In yesterday’s post, I shared with you why it’s better to concentrate on just one thing at work if you want to feel calmer. I gave you a few examples of the benefits of single-tasking. Today, I’d like to elaborate on that a bit. Multi-tasking truly is becoming an epidemic in our society that’s causing stress, lost productivity, and less quality work, among other issues. This isn’t just my opinion. Research shows that there are dangers of multi-tasking. Let’s take a look at some of the ways this pressure to do more in less time can hurt you, both physically and mentally.
It’s been demonstrated that people who multitask the most are actually more distractible than those who do so less frequently. It’s believed that the constant rapid switching from task to task your brain must engage in through multi-tasking can lead to difficulty in determining which interruptions are important and which aren’t. Therefore, you’ll find yourself being pulled away by any minor distraction.

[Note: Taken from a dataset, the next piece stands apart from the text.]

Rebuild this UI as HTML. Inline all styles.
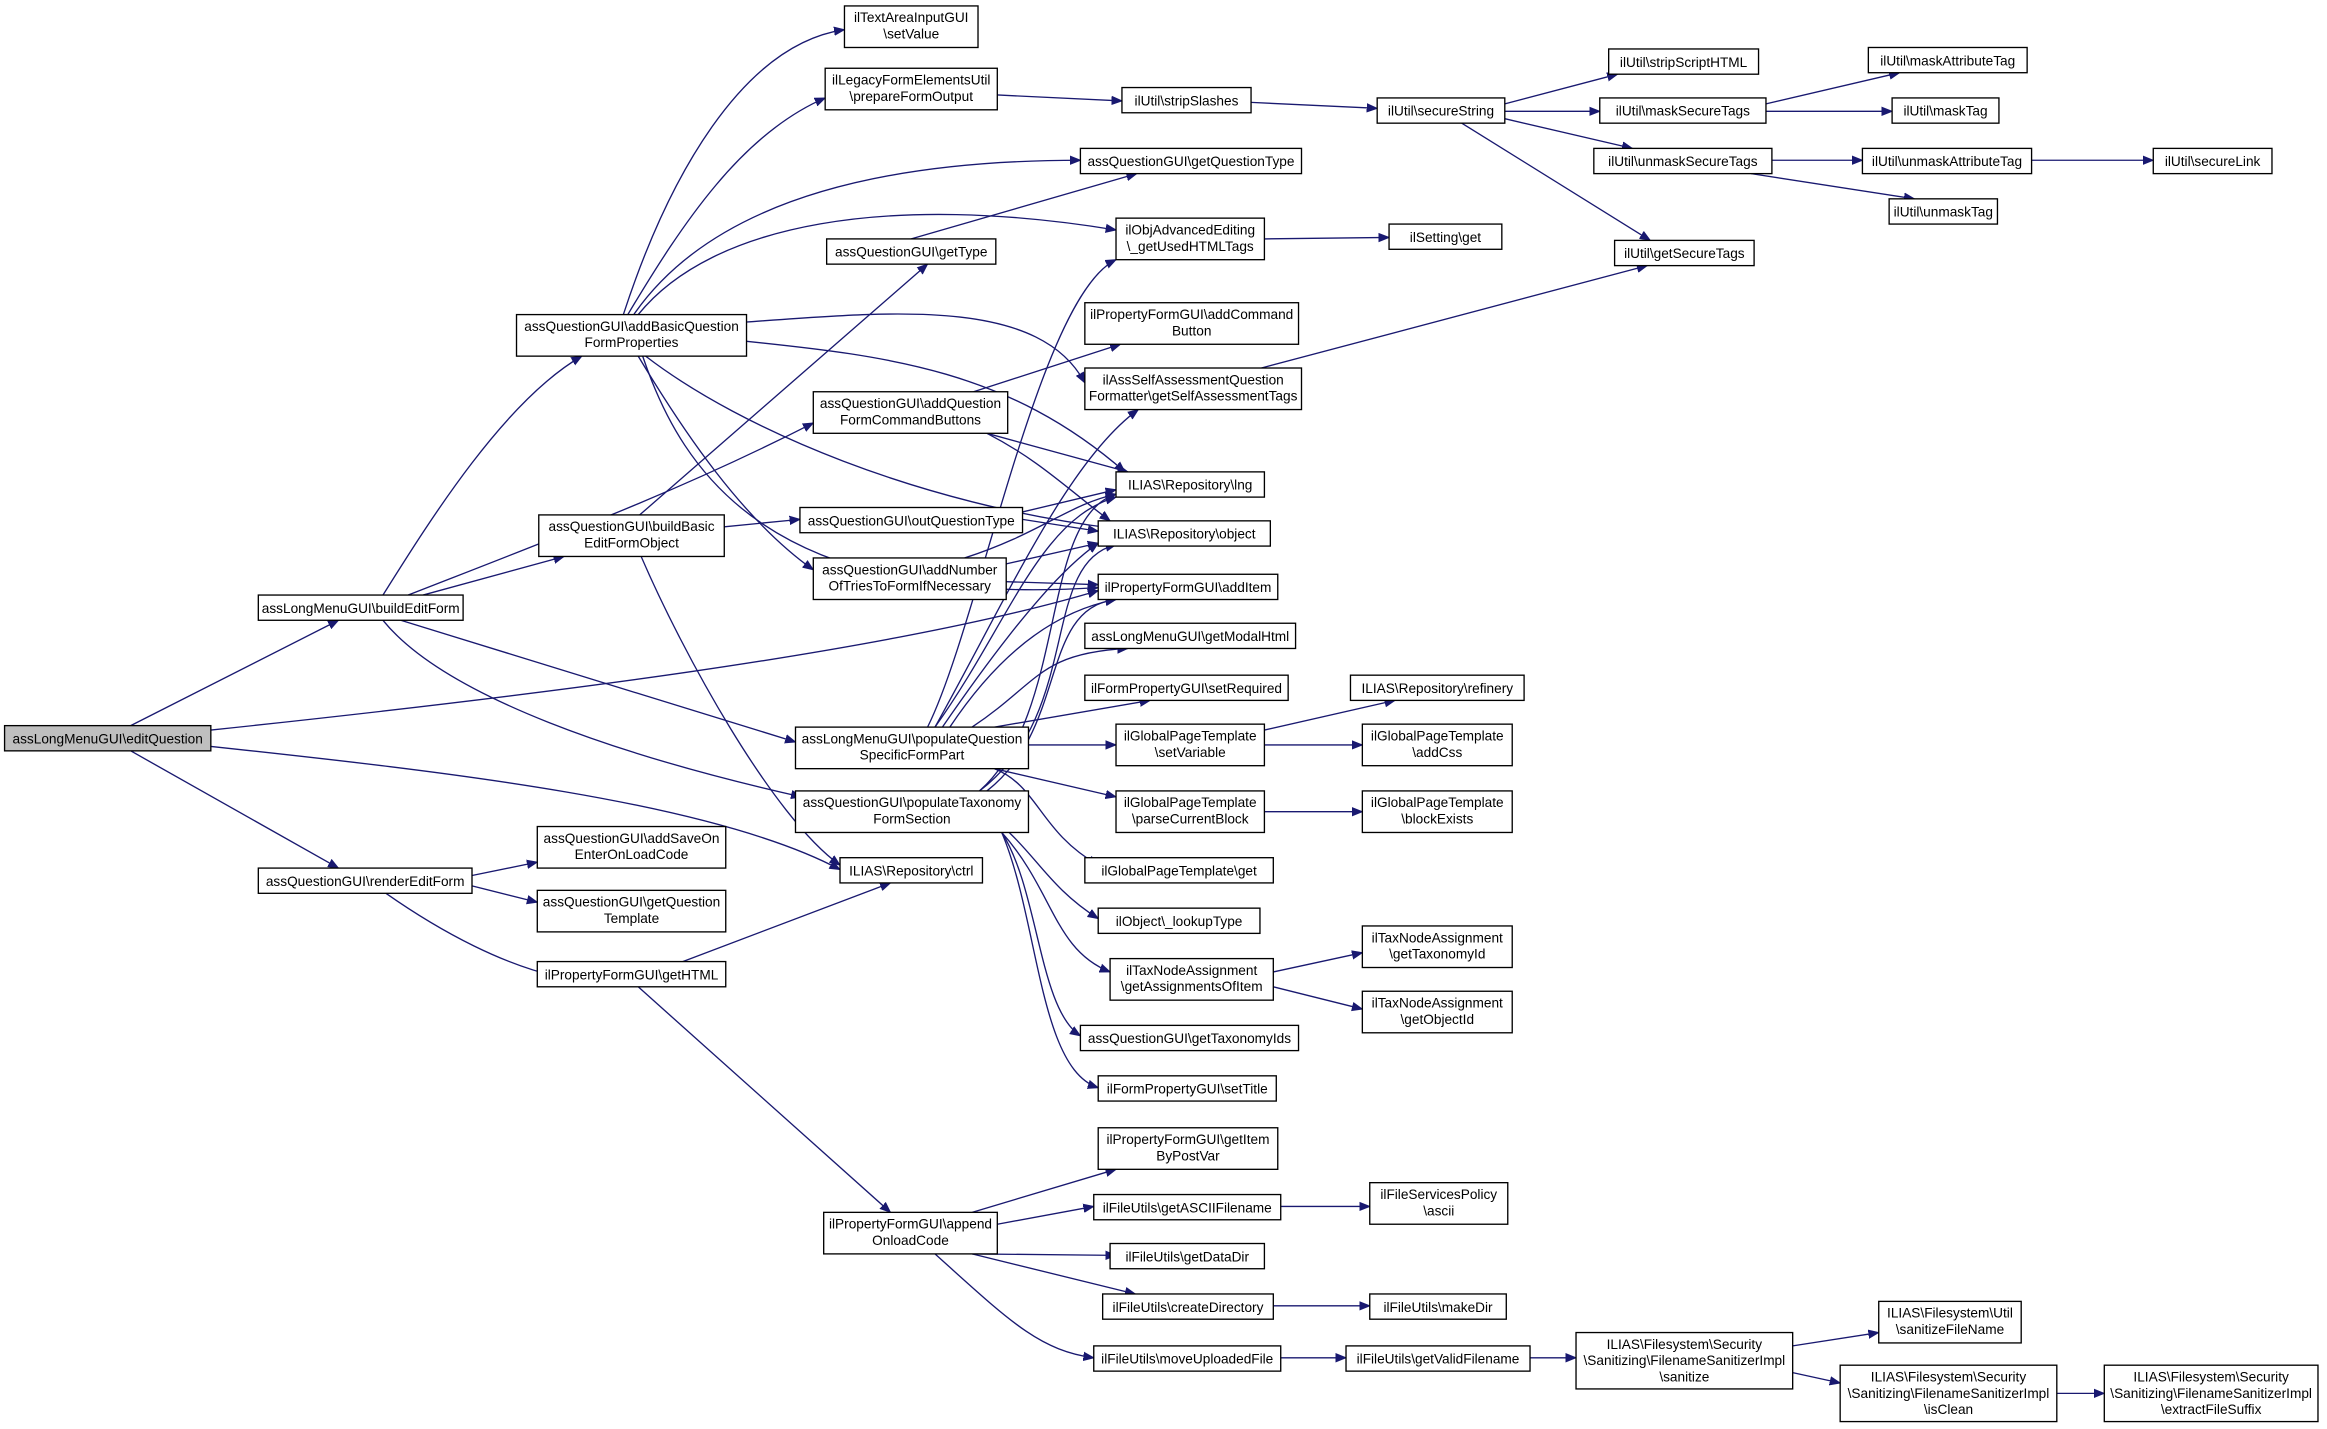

The distractibility of multi-tasking can have real, physically harmful results. When your mind is unable to concentrate fully on a task, it’s easy to make careless errors. In fact, one study of New York City pedestrians found a significant percentage of 1400 studied reported that they were using their cellphones when they were hit.
Quickly moving from one activity to another on a regular basis can lead to memory problems. The reason is because this constant switching disrupts short-term memory. It can also cause you to miss noticing details that might be important, damaging recall.
Many of us multi-task while eating. After all, it doesn’t take a lot of cognitive effort to eat, so why not get something else done at the same time? Did you know that making this type of multi-tasking a habit could be detrimental to your health? Your brain doesn’t always process just what and how much you’ve eaten. As a result, this makes it easy to not notice when you’re full and to overeat.
Multi-tasking takes attention away from the person you’re with. Such actions can be perceived as hurtful and rude. It also impairs actual communication. If you find yourself paying attention to other things while spending time with the people who are important to you, it’s a wise idea to try to limit such behavior, especially if you truly value your relationships.